The big question regarding any touring production of a huge Broadway hit is how well it will play in Elsewhere, America without the original, name-brand stars. The prognosis for Monty Python’s Spamalot, which began its national tour this month in Boston, looks good — even if the self-referential script, with its showbiz in jokes, reads more like a variation on Forbidden Broadway than a page from the Python oeuvre. When all is said and done, the show’s romping determination to amuse ensures that it will have legs.
The entire cast has huge shoes to fill, and only a few find their roles to be a perfect fit. Michael Siberry is warmly magisterial as King Arthur, his intonations easily as rotund and plummy as Tim Curry’s — and he also brings a touching vulnerability to the role. Bradley Dean is delightful as the vain Galahad, tossing his Fabio locks while flashing a male-model smile. (It’s a pity that he’s underemployed in Act II.) Tom Deckman habitually steals the show in a quintet of small roles: first as Not Dead Fred (his life force surging behind the macabre makeup), later as a minstrel insistently cataloguing a litany of gruesome tortures, and finally and definitively as Prince Herbert, he of the Giotto curls and transgendered yearnings.

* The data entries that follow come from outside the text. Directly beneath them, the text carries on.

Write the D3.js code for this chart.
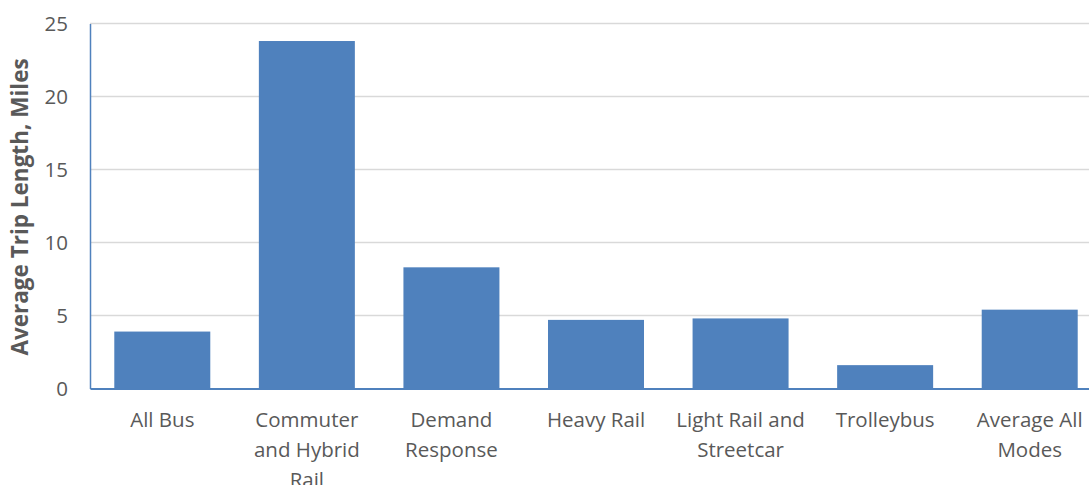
<!DOCTYPE html>
<html>
<head>
<meta charset="utf-8">
<script src="https://cdn.jsdelivr.net/npm/d3@7"></script>
<style>
  html, body { margin: 0; padding: 0; background: #ffffff; }
  svg { display: block; }
  text { font-family: "Open Sans", sans-serif; fill: #595959; }
</style>
</head>
<body>
<svg id="chart" width="1089" height="485"></svg>
<script>
// Average trip length by transit mode (miles)
const categories = [
  ["All Bus"],
  ["Commuter", "and Hybrid", "Rail"],
  ["Demand", "Response"],
  ["Heavy Rail"],
  ["Light Rail and", "Streetcar"],
  ["Trolleybus"],
  ["Average All", "Modes"]
];
const tripLength = [3.9, 23.8, 8.3, 4.7, 4.8, 1.6, 5.4];
const yTicks = [0, 5, 10, 15, 20, 25];
const yTitle = "Average Trip Length, Miles";

const svg = d3.select("#chart");
const plot = { left: 90, right: 1102, top: 23.5, bottom: 388.5 };

const keys = categories.map(c => c.join(" "));
const x = d3.scaleBand()
  .domain(keys)
  .range([plot.left, plot.right])
  .paddingInner(0.336)
  .paddingOuter(0.168);

const y = d3.scaleLinear()
  .domain([0, 25])
  .range([plot.bottom, plot.top]);

// horizontal gridlines
svg.append("g")
  .selectAll("line")
  .data(yTicks.filter(t => t > 0))
  .join("line")
  .attr("x1", plot.left)
  .attr("x2", plot.right)
  .attr("y1", d => y(d))
  .attr("y2", d => y(d))
  .attr("stroke", "#d9d9d9")
  .attr("stroke-width", 1.5);

// bars
svg.append("g")
  .selectAll("rect")
  .data(tripLength)
  .join("rect")
  .attr("x", (d, i) => x(keys[i]))
  .attr("width", x.bandwidth())
  .attr("y", d => y(d))
  .attr("height", d => y(0) - y(d))
  .attr("fill", "#4f81bd");

// y axis
const yAxis = svg.append("g")
  .attr("transform", `translate(${plot.left},0)`)
  .call(d3.axisLeft(y).tickValues(yTicks).tickSize(0).tickPadding(22));
yAxis.select(".domain").attr("stroke", "#4f81bd").attr("stroke-width", 1.5);
yAxis.selectAll("text")
  .style("font-size", "20.5px")
  .attr("fill", "#595959");

// x axis
const xAxis = svg.append("g")
  .attr("transform", `translate(0,${plot.bottom})`)
  .call(d3.axisBottom(x).tickSize(0).tickFormat(""));
xAxis.select(".domain").attr("stroke", "#4f81bd").attr("stroke-width", 2);

// multi-line category labels (the last line may run past the bottom edge)
xAxis.selectAll(".tick").each(function(d, i) {
  const t = d3.select(this).append("text")
    .attr("text-anchor", "middle")
    .style("font-size", "20.5px")
    .attr("fill", "#595959");
  categories[i].forEach((line, j) => {
    t.append("tspan")
      .attr("x", 0)
      .attr("y", 38 + j * 30)
      .text(line);
  });
});

// y axis title
svg.append("text")
  .attr("transform", `translate(28,207) rotate(-90)`)
  .attr("text-anchor", "middle")
  .style("font-size", "22.5px")
  .style("font-weight", "bold")
  .text(yTitle);
</script>
</body>
</html>
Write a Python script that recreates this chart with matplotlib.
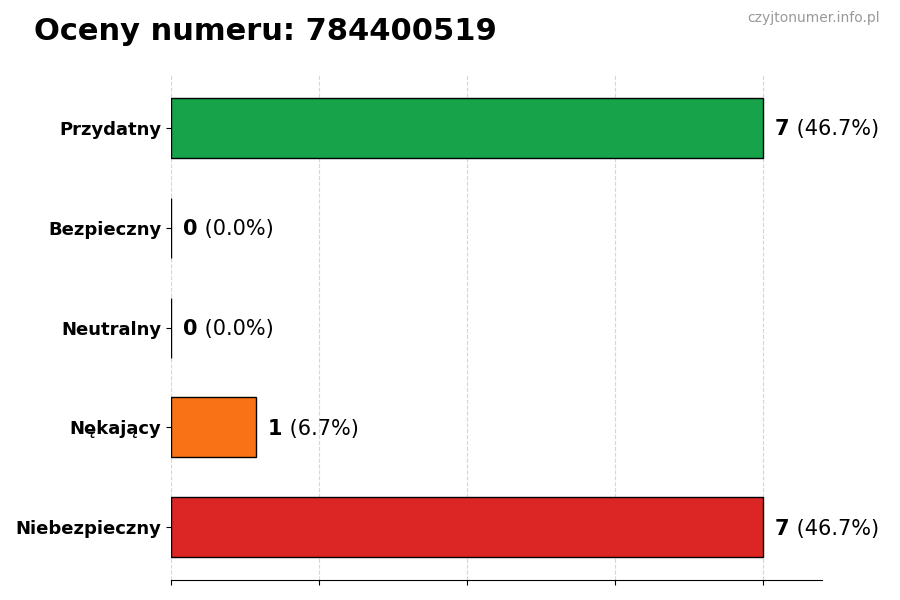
import matplotlib
matplotlib.use("Agg")
import matplotlib.pyplot as plt

kategorie = ['Przydatny', 'Bezpieczny', 'Neutralny', 'Nękający', 'Niebezpieczny']
liczby = [7, 0, 0, 1, 7]
kolory = ['#16a34a', '#2563eb', '#6b7280', '#f97316', '#dc2626']
numer = '784400519'

razem = sum(liczby)
procenty = [100.0 * v / razem for v in liczby]

fig = plt.figure(figsize=(9, 6), dpi=100)
ax = fig.add_axes([0.19, 0.033, 0.723, 0.842])

pozycje = list(range(len(kategorie)))
ax.barh(pozycje, liczby, height=0.6, color=kolory, edgecolor='black', linewidth=1)
ax.invert_yaxis()
ax.set_yticks(pozycje)
ax.set_yticklabels(kategorie, fontsize=13, fontweight='bold')

mx = max(liczby)
ax.set_xlim(0, mx * 1.1)
ax.set_xticks([mx * f for f in [0, 0.25, 0.5, 0.75, 1.0]])
ax.set_xticklabels([])
ax.grid(axis='x', linestyle='--', color='#cccccc', alpha=0.8)
ax.set_axisbelow(True)

for s in ['top', 'right', 'left']:
    ax.spines[s].set_visible(False)

# etykiety: pogrubiona liczba + procent
for i, (v, p) in enumerate(zip(liczby, procenty)):
    t = ax.annotate(str(v), xy=(v, i), xytext=(9, -1), textcoords='offset points',
                    va='center', ha='left', fontsize=15, fontweight='bold')
    ax.annotate(' (%.1f%%)' % p, xy=(1, 0.5), xycoords=t, va='center', ha='left',
                fontsize=15)

fig.text(0.038, 0.947, 'Oceny numeru: ' + numer, fontsize=22, fontweight='bold',
         ha='left', va='center')
fig.text(0.978, 0.97, 'czyjtonumer.info.pl', fontsize=10, color='#999999',
         ha='right', va='center')

fig.savefig('out.png', dpi=100)
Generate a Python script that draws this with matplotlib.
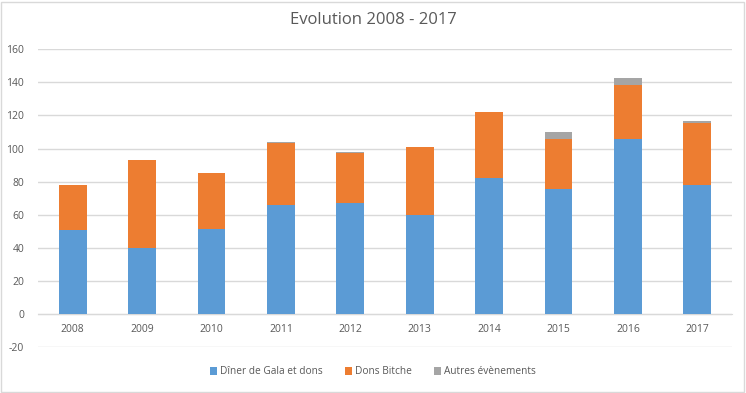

And if there’s one breakout performance, it’s that of Pia Glenn as The Lady of the Lake. She may not be as magnificent as Sara Ramirez, who aced a Tony in the role, but she’s over-the-top gorgeous and wields a killer voice capable of infinite colorations and utmost virtuosity. The ensemble members, including a couple of off-duty Rockettes, also deserve kudos for their skill and enthusiasm. Thanks to Tim Hatley’s snazzy sets and costumes, and Casey Nicholaw’s crisp and witty choreography, the Camelot scene — set in a Vegas analog — offers all the razzle-dazzle that a theatergoer could possibly require.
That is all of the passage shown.